Viver
Paulo B. Menezes: "Eu queria destruir as expectativas do que um filme deveria ser"
O Que a Noite Rouba ao Dia em anteestreia na Gulbenkian, a 10 de Dezembro.
O que lhe interessou na obra de Marguerite Duras, Destruir, Diz Ela, enquanto ponto de partida?
Penso que tenha sido a abstracção daquelas personagens naquele espaço fechado. É um exílio voluntário em que as personagens flutuam na sua existência, uma em que não há espaço para a mundanidade nem para as obrigações da "vida real", o que o remete mais para os pensamentos das personagens do que para factores externos que, ali, são meramente enunciados, e quando o são, como se fossem um aborrecimento. Os verdadeiros elementos são o desejo entre as personagens, a sua vontade de não habitar um espaço nem um tempo preciso, de destruir as convenções, tanto as sociais quanto as literárias. De certo modo, interessava-me especialmente por eu sentir nela um paralelo com o que eu queria fazer no filme: destruir as expectativas do que um filme deveria ser, quer as do público quer as minhas próprias.
Podemos concluir que a personagem principal de O Que a Noite Rouba ao Dia utiliza os próprios sonhos para compensar uma certa ausência de empatia?
As suas relações com o mundo real não são fáceis nem os seus resultados agradáveis. Daí, sim, sem dúvida, são os seus sonhos que o sustêm por um fio, os seus laços emocionais são ora passado ora falhanço. A sua tentativa de fazer um filme com base na peça de Duras é o último reduto de quem não quer abdicar de um sonho, tanto o sonho de fazer um filme como o sonho da peça que ele queria adaptar. Ele presta-se a tudo o que for possível para não abdicar do seu sonho, mas acaba por usar o que traficara para dar à mulher e filha, como se assim fosse capaz de pagar a sua dívida para com a família em detrimento do seu filme. No filme, ele acaba por não ser um real nem por conseguir realizar um imaginário, continua preso por um fio entre ambos, um fantasma de quem poderia ser se não fosse tão disfuncional.

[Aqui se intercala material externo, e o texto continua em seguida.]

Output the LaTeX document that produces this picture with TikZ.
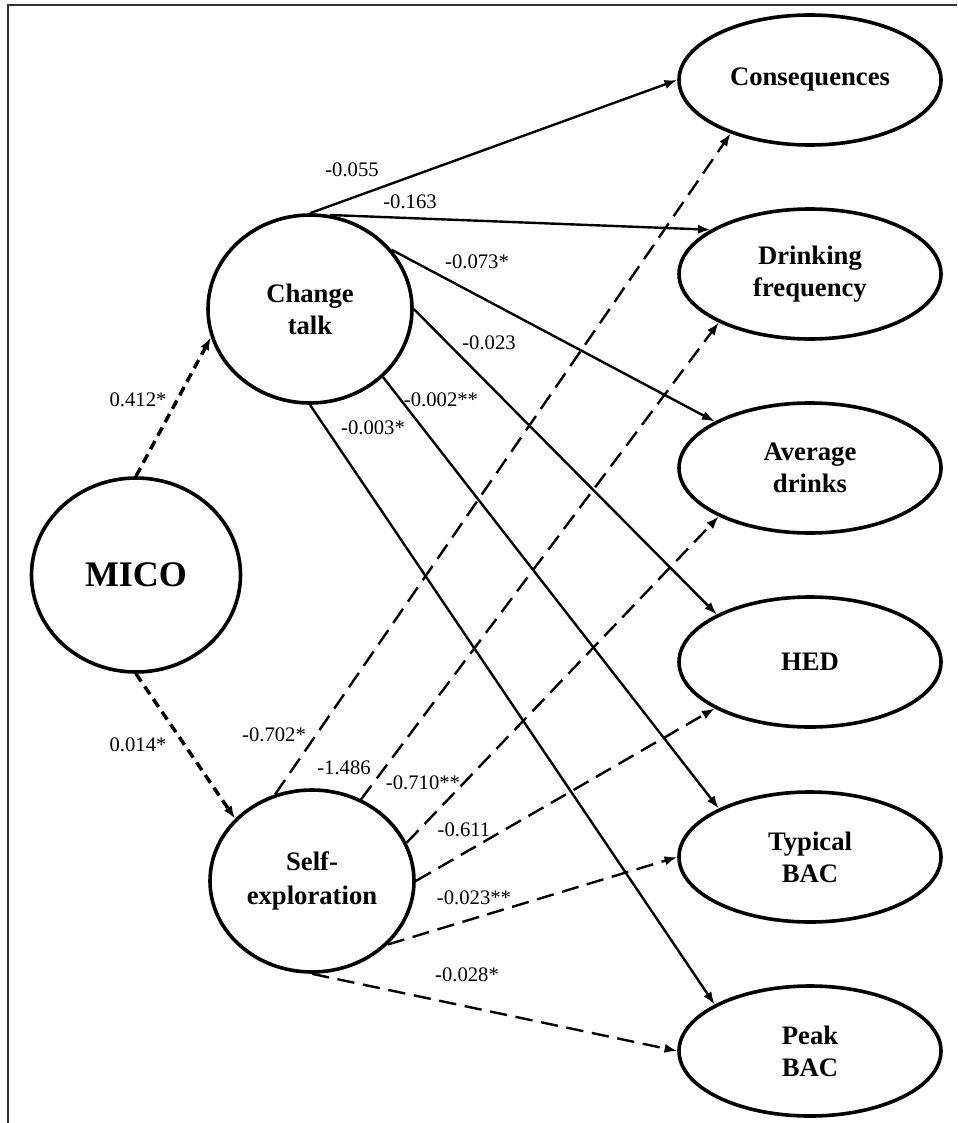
\documentclass[tikz,border=0pt]{standalone}
\usepackage{fontspec}
\setmainfont{Liberation Serif}
\usetikzlibrary{shapes.geometric,arrows.meta}
\begin{document}
\begin{tikzpicture}[x=0.75pt,y=-0.75pt,
  latent/.style={ellipse,draw,line width=2.7pt,inner sep=0pt,align=center,
    font=\fontsize{20}{24}\selectfont\bfseries},
  outcome/.style={latent,minimum width=196.5pt,minimum height=97.5pt},
  solidpath/.style={line width=1.8pt,-{Latex[length=9.5pt,width=7pt]}},
  dashpath/.style={solidpath,dash pattern=on 13pt off 6.5pt},
  micopath/.style={line width=2.6pt,dash pattern=on 7pt off 4.5pt,-{Latex[length=9.5pt,width=7pt]}},
  coef/.style={font=\fontsize{15.5}{17}\selectfont,inner sep=1pt}]
\useasboundingbox (0,0) rectangle (957,1123);
% frame
\draw[line width=1.6pt,black!80] (8,1123) -- (8,5) -- (957,5);

% latent nodes
\node[latent,minimum width=153pt,minimum height=141pt] (ct) at (310,309) {Change\\talk};
\node[latent,minimum width=156.75pt,minimum height=145.5pt,font=\fontsize{27}{30}\selectfont\bfseries] (mico) at (136,575) {MICO};
\node[latent,minimum width=153pt,minimum height=136.5pt,font=\fontsize{20}{26}\selectfont\bfseries] (se) at (312,881) {Self-\\exploration};

% outcomes
\node[outcome] (cons) at (810,80) {Consequences};
\node[outcome] (df) at (810,274) {Drinking\\frequency};
\node[outcome] (ad) at (810,468) {Average\\drinks};
\node[outcome] (hed) at (810,662) {HED};
\node[outcome] (tb) at (810,857) {Typical\\BAC};
\node[outcome] (pb) at (810,1051) {Peak\\BAC};

% MICO paths
\draw[micopath] (mico.90) -- (ct.196);
\draw[micopath] (mico.-90) -- (se.141);

% change talk paths
\draw[solidpath] (ct.90) -- (cons.180);
\draw[solidpath] (ct.78) -- (df.156);
\draw[solidpath] (ct.36) -- (ad.154);
\draw[solidpath] (ct.0) -- (hed.153);
\draw[solidpath] (ct.-43) -- (tb.152);
\draw[solidpath] (ct.-90) -- (pb.154);

% self-exploration paths
\draw[dashpath] (se.113) -- (cons.214);
\draw[dashpath] (se.59) -- (df.208);
\draw[dashpath] (se.22) -- (ad.208);
\draw[dashpath] (se.0) -- (hed.206);
\draw[dashpath] (se.-40) -- (tb.180);
\draw[dashpath] (se.-90) -- (pb.180);

% coefficients
\node[coef] (c1) at (352,170) {-0.055};
\node[coef] (c2) at (410,202) {-0.163};
\node[coef] (c3) at (477,262) {-0.073*};
\node[coef] (c4) at (489,343) {-0.023};
\node[coef] (c5) at (441,400) {-0.002**};
\node[coef] (c6) at (373,428) {-0.003*};
\node[coef] (c7) at (138,400) {0.412*};
\node[coef] (c8) at (138,745) {0.014*};
\node[coef] (c9) at (274,735) {-0.702*};
\node[coef] (c10) at (344,768) {-1.486};
\node[coef] (c11) at (423,783) {-0.710**};
\node[coef] (c12) at (464,830) {-0.611};
\node[coef] (c13) at (474,898) {-0.023**};
\node[coef] (c14) at (467,975) {-0.028*};
\end{tikzpicture}
\end{document}
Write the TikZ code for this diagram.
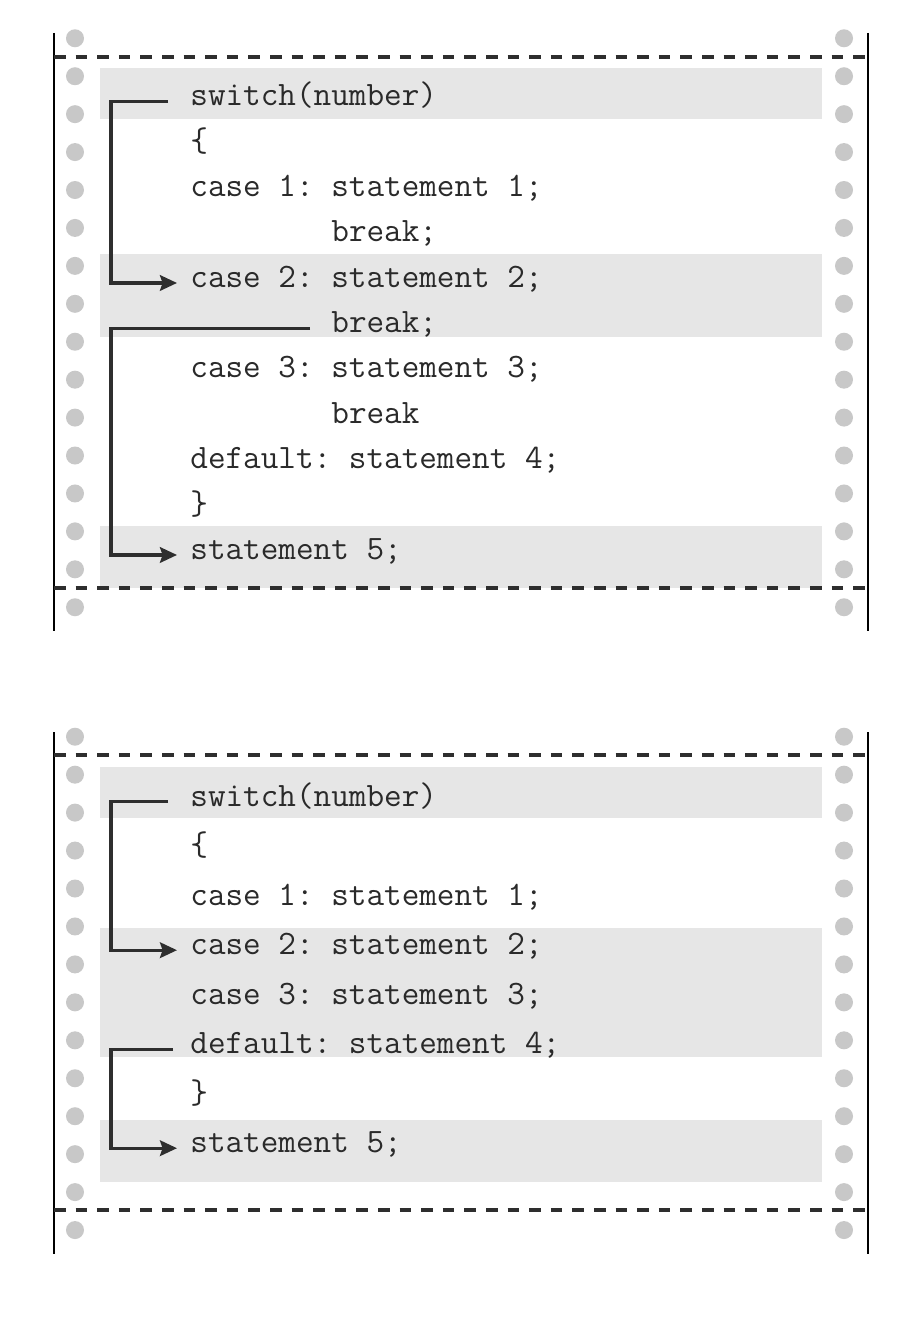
\documentclass[tikz,border=0pt]{standalone}
\usepackage{fontspec}
\setmonofont{Latin Modern Mono}
\usetikzlibrary{arrows.meta}
\definecolor{band}{HTML}{E6E6E6}
\definecolor{dotc}{HTML}{C8C8C8}
\definecolor{ink}{HTML}{2E2E2E}
\definecolor{txt}{HTML}{2A2A2A}
\tikzset{
  code/.style={font=\ttfamily\fontsize{17.1}{19}\selectfont, text=txt, anchor=base west, inner xsep=6.5pt, inner ysep=0pt},
  conn/.style={draw=ink, line width=1.6pt, -{Stealth[length=8.5pt,width=7.8pt,inset=1.3pt]}},
  edge/.style={draw=black, line width=1.3pt},
  perf/.style={draw=ink, line width=1.9pt, dash pattern=on 5.8pt off 5pt},
  hole/.style={fill=dotc, draw=none},
  bandbox/.style={fill=band, draw=none}
}
\begin{document}
\begin{tikzpicture}[x=0.5pt,y=-0.5pt]
\useasboundingbox (0,0) rectangle (914,1331);
\fill[white] (0,0) rectangle (914,1331);
% ---------- top panel ----------
\fill[bandbox] (100,68) rectangle (822,119);
\fill[bandbox] (100,254) rectangle (822,337);
\fill[bandbox] (100,526) rectangle (822,588);
\foreach \k in {0,...,15}{
  \fill[hole] (75,38.3+37.93*\k) circle (9);
  \fill[hole] (844,38.3+37.93*\k) circle (9);
}
\draw[edge] (54,33) -- (54,631);
\draw[edge] (868,33) -- (868,631);
\draw[perf] (54,57) -- (868,57);
\draw[perf] (54,588) -- (868,588);

\node[code] (t1) at (177,106) {switch(number)};
\node[code] (t2) at (177,151.3) {\{};
\node[code] (t3) at (177,196.6) {case 1: statement 1;};
\node[code] (t4) at (318,242) {break;};
\node[code] (t5) at (177,287.3) {case 2: statement 2;};
\node[code] (t6) at (318,332.6) {break;};
\node[code] (t7) at (177,378) {case 3: statement 3;};
\node[code] (t8) at (318,423.3) {break};
\node[code] (t9) at (177,468.6) {default: statement 4;};
\node[code] (t10) at (177,514) {\}};
\node[code] (t11) at (177,559.3) {statement 5;};

\draw[conn] ([xshift=-4.5pt]t1.mid west) -- ([xshift=-33pt]t1.mid west) |- (t5.mid west);
\draw[conn] ([xshift=-4pt]t6.mid west) -- ([xshift=-103.5pt]t6.mid west) |- (t11.mid west);

% ---------- bottom panel ----------
\fill[bandbox] (100,767) rectangle (822,818);
\fill[bandbox] (100,928) rectangle (822,1057);
\fill[bandbox] (100,1120) rectangle (822,1182);
\foreach \k in {0,...,13}{
  \fill[hole] (75,736.7+37.95*\k) circle (9);
  \fill[hole] (844,736.7+37.95*\k) circle (9);
}
\draw[edge] (54,732) -- (54,1254);
\draw[edge] (868,732) -- (868,1254);
\draw[perf] (54,755) -- (868,755);
\draw[perf] (54,1210) -- (868,1210);

\node[code] (b1) at (177,806) {switch(number)};
\node[code] (b2) at (177,855.5) {\{};
\node[code] (b3) at (177,905) {case 1: statement 1;};
\node[code] (b4) at (177,954.5) {case 2: statement 2;};
\node[code] (b5) at (177,1004) {case 3: statement 3;};
\node[code] (b6) at (177,1053.5) {default: statement 4;};
\node[code] (b7) at (177,1103) {\}};
\node[code] (b8) at (177,1152.5) {statement 5;};

\draw[conn] ([xshift=-4.5pt]b1.mid west) -- ([xshift=-33pt]b1.mid west) |- (b4.mid west);
\draw[conn] ([xshift=-2pt]b6.mid west) -- ([xshift=-33pt]b6.mid west) |- (b8.mid west);
\end{tikzpicture}
\end{document}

Era essencial não determinar previamente a acção, ou seja, deixar o filme seguir o seu próprio rumo?
Sem dúvida. Uma das poucas premissas do filme era que houvesse uma interacção entre os factores de produção e a realização, o que por si só indica que era um filme que assumia a sua deriva. Esta deriva estendia-se a todos os elementos, se não mesmo todos os planos, do filme. A peça da Duras, o Cláudio da Silva e o apoio da Gulbenkian eram os únicos dados de partida, enquanto os décors, a realização e o argumento se encontravam todos em aberto. Houve textos que foram riscados um minuto antes de serem filmados, licenças obtidas à última hora. O Cláudio da Silva foi determinante nessa possibilidade, apenas um actor com a sua capacidade e experiência de dar corpo à personagem a partir de pequenas directrizes, por vezes mais o tom do que a forma, tornou possível uma abordagem de realização tão livre. Também o restante elenco, com vasta experiência em teatro, conseguia tornar reais personagens tão difusas e apropriar-se dos espaços como se as cenas tivessem sido encenadas e ensaiadas com antecedência.